> REQUIRED WORK
Line by line, repeat the data below exactly, beginning at the first line and ending at the line with "22.22, 22.37, 21.94, 21.14, 21.07, 20.36, 19.97, 19.57];". Omit pictures.

--- START SOURCE MATERIAL ---

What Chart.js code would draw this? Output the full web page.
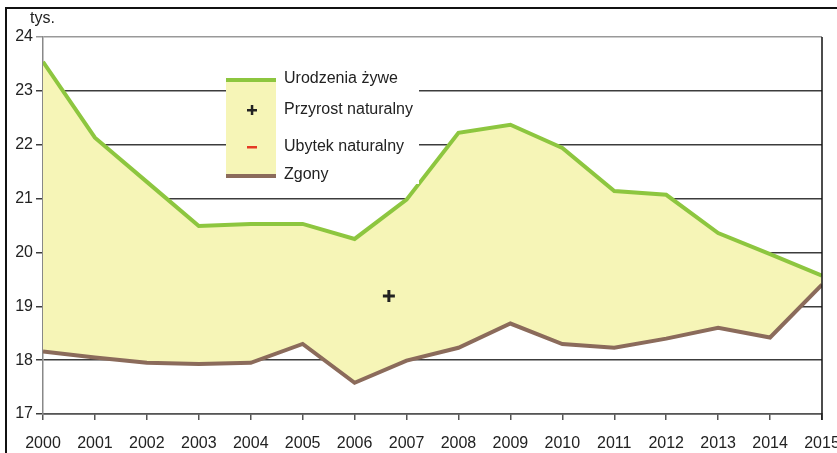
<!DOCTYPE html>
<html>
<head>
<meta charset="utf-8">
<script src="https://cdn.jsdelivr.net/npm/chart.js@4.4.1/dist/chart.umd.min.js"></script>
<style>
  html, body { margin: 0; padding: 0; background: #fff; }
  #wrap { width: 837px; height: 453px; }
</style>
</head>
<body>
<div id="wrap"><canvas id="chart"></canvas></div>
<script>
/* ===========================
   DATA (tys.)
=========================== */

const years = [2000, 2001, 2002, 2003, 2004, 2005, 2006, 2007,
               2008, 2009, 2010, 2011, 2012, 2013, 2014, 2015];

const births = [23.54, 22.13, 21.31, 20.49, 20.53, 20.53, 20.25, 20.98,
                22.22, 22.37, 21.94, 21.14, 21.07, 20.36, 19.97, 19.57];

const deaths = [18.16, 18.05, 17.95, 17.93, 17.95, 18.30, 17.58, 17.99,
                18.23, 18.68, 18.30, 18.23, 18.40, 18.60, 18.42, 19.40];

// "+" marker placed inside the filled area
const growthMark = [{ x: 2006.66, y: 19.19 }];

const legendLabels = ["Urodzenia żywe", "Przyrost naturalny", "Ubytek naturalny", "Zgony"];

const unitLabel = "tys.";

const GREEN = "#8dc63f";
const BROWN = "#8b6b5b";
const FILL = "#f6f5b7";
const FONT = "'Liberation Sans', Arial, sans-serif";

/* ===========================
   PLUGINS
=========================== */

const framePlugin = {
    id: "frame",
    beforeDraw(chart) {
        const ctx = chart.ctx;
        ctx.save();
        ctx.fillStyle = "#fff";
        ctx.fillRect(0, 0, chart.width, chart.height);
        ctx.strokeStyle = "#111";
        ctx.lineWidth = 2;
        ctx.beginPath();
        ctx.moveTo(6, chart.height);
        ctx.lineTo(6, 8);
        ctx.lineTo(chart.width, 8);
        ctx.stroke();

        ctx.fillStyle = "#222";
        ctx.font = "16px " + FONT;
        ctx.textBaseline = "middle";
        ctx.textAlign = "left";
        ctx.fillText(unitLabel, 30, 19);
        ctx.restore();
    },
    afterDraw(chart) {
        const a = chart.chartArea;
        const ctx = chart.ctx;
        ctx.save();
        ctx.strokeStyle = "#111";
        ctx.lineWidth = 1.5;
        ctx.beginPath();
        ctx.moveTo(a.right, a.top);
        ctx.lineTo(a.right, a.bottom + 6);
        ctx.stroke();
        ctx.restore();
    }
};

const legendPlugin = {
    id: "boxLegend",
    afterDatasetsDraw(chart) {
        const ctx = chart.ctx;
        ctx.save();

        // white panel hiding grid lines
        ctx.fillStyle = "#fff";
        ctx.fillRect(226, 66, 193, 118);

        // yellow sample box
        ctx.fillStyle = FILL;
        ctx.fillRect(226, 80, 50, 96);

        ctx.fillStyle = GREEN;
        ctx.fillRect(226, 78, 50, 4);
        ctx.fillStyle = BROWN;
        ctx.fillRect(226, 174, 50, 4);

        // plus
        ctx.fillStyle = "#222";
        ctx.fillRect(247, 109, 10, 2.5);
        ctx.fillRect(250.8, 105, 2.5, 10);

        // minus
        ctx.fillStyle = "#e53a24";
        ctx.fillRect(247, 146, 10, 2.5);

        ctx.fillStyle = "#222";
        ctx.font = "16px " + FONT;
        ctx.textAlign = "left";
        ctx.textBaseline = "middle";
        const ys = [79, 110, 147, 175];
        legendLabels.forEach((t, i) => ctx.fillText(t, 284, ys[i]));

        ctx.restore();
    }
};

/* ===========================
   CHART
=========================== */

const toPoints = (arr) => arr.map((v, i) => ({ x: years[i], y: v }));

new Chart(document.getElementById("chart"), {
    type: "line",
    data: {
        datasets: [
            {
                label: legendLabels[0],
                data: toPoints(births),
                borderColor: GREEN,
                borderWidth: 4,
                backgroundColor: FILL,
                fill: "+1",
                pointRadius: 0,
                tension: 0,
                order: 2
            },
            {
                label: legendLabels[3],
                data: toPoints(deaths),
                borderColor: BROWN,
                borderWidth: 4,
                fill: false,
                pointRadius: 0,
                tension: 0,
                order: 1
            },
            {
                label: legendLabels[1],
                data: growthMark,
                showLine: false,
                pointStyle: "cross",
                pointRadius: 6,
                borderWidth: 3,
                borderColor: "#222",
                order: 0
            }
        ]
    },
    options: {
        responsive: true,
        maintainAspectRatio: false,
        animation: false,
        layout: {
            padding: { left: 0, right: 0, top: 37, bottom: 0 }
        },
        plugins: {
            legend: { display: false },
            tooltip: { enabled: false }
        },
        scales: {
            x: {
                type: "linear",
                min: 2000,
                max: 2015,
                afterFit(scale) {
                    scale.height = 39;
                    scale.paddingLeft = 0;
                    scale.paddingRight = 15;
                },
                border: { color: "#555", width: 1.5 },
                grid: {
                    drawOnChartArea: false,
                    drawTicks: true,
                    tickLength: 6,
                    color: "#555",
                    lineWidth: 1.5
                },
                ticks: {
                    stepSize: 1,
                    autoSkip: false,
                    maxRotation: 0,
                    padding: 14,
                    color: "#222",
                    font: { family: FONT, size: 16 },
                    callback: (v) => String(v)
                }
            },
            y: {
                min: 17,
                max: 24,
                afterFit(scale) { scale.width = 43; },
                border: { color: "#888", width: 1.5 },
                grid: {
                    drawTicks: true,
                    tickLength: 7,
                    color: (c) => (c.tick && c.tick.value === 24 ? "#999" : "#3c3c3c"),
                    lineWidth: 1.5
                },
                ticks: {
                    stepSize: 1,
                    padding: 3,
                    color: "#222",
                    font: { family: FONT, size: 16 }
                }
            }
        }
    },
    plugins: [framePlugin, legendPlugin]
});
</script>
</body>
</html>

--- END SOURCE MATERIAL ---

> SOLUTION BELOW
What Chart.js code would draw this? Output the full web page.
<!DOCTYPE html>
<html>
<head>
<meta charset="utf-8">
<script src="https://cdn.jsdelivr.net/npm/chart.js@4.4.1/dist/chart.umd.min.js"></script>
<style>
  html, body { margin: 0; padding: 0; background: #fff; }
  #wrap { width: 837px; height: 453px; }
</style>
</head>
<body>
<div id="wrap"><canvas id="chart"></canvas></div>
<script>
/* ===========================
   DATA (tys.)
=========================== */

const years = [2000, 2001, 2002, 2003, 2004, 2005, 2006, 2007,
               2008, 2009, 2010, 2011, 2012, 2013, 2014, 2015];

const births = [23.54, 22.13, 21.31, 20.49, 20.53, 20.53, 20.25, 20.98,
                22.22, 22.37, 21.94, 21.14, 21.07, 20.36, 19.97, 19.57];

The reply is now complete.